Ground Meat For Tacos Or Pasta

Put the meat in a wide dish and break it into chunks. Cover loosely. Cook on medium power in bursts, stopping to stir and break up pieces each round. Keep the meat spread out rather than piled. Once it’s mostly cooked, stir again, then let it stand. Check the thickest clump in two spots with a thermometer. Keep heating until the reading reaches the target for ground meat.

Chicken Pieces Or Tenders

Arrange in one layer with space between pieces. Cover loosely. Cook on medium power, then flip and rotate the dish. Let it stand. Check the thickest piece, then check a second piece. If one piece lags, don’t assume the rest are fine. Keep heating in short bursts until all pieces meet the poultry target.

Pork Chops Or Thin Steaks

Choose thin cuts. Pat dry so the surface doesn’t steam into rubber. Cover loosely and cook on medium power. Flip once. Let it stand, then probe the thickest point away from bone. If you’re near the target but not there, use a short burst and rest again before re-checking.

When you’re dealing with mixed thickness, treat it like a team. The thickest part sets the pace. The thin parts may be done sooner, so you might pull them out while the thicker pieces continue.

Common Mistakes That Lead To Undercooked Centers

Most microwave meat mishaps come from a few repeat offenders. Fixing them makes the whole process calmer.

Cooking Frozen Meat Without Rearranging

Partly frozen meat can cook unevenly because thawed zones heat faster than icy zones. If you thaw in the microwave, cook right away. Don’t let it sit out. Separate pieces as they soften so heat can reach all sides.

Using A Deep Bowl For A Thick Pile

A deep pile shields the middle from steady heat. Spread the meat out. If you need a lot, cook in batches. It feels slower, yet it’s faster than re-cooking a half-cold center after you’ve already served.

Skipping The Stand

Standing time is where the cooler center catches up. If you cut into meat the second the microwave stops, you stop that carryover. Let it rest, then check temp.

Trusting Color Or Steam

Steam can come from the edges while the center is still behind. Color shifts can also fool you. A thermometer is the clean check.

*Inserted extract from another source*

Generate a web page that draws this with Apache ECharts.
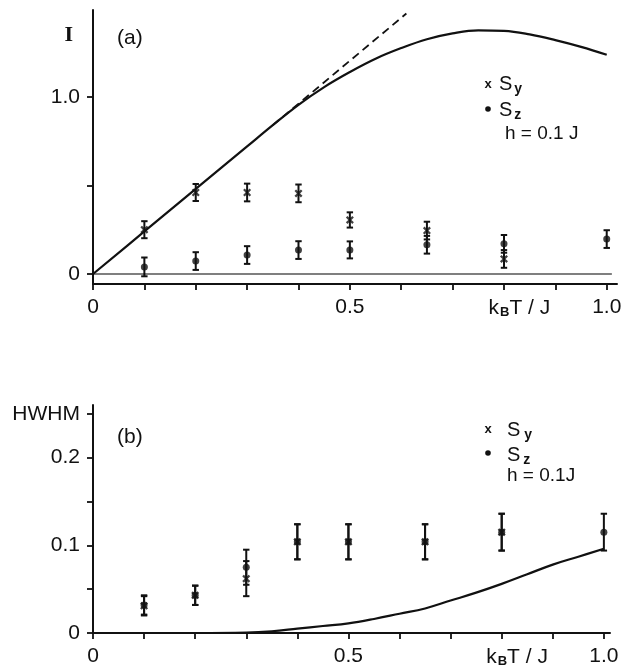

Quick Checks Before You Eat

This table works like a last-minute scan so you don’t miss the small stuff that changes the outcome.

If You Notice This Do This Next Why It Helps
Edges look done, center looks soft Lower power, short burst, then rest and re-check temp Gives heat time to move inward
One side cooks faster Rotate dish each burst; flip meat mid-cook Offsets microwave hot zones
Ground meat forms dense clumps Break up, stir, spread into a thin layer Removes cold pockets inside clumps
Meat juices run but temp is low Keep cooking until thermometer hits target Juices don’t prove safety
Thermometer reading jumps around Probe a new spot, avoid bone, check two points Finds the true coldest point
Meat is hot on top, cool underneath Flip sooner; use a flatter dish Builds more even heating

When You Should Choose Another Method

Microwaving raw meat is not always the right call. If you can use a stovetop, oven, or air fryer, you’ll often get more even heat and better texture. The microwave is most useful when speed is the priority and the cut is thin or broken into small pieces.

Skip microwave cooking for:

  • Large roasts and thick steaks
  • Whole poultry
  • Bone-in pieces that are thick around the bone
  • Stuffed cuts where heat can’t travel evenly

If you still want to use the microwave to save time, a solid middle path is microwave-thawing followed by finishing on a pan or in the oven. You’ll get the speed boost, then the even heat from a traditional cook.

A Simple Microwave Meat Checklist You Can Keep

If you only keep one section from this page, keep this. It’s the routine that stops guesswork.

  • Use a wide, shallow dish and keep meat in one layer.
  • Cover loosely to trap steam while letting it vent.
  • Cook on medium power in short bursts.
  • Rotate the dish each burst; flip or stir mid-cook.
  • Let it stand after the final burst.
  • Check internal temperature in at least two spots.
  • Keep heating until the coldest spot hits the safe target for that meat.

Do that, and the microwave becomes a tool you can trust, not a gamble. The payoff is simple: safe meat, fewer re-cooks, and no second-guessing at the table.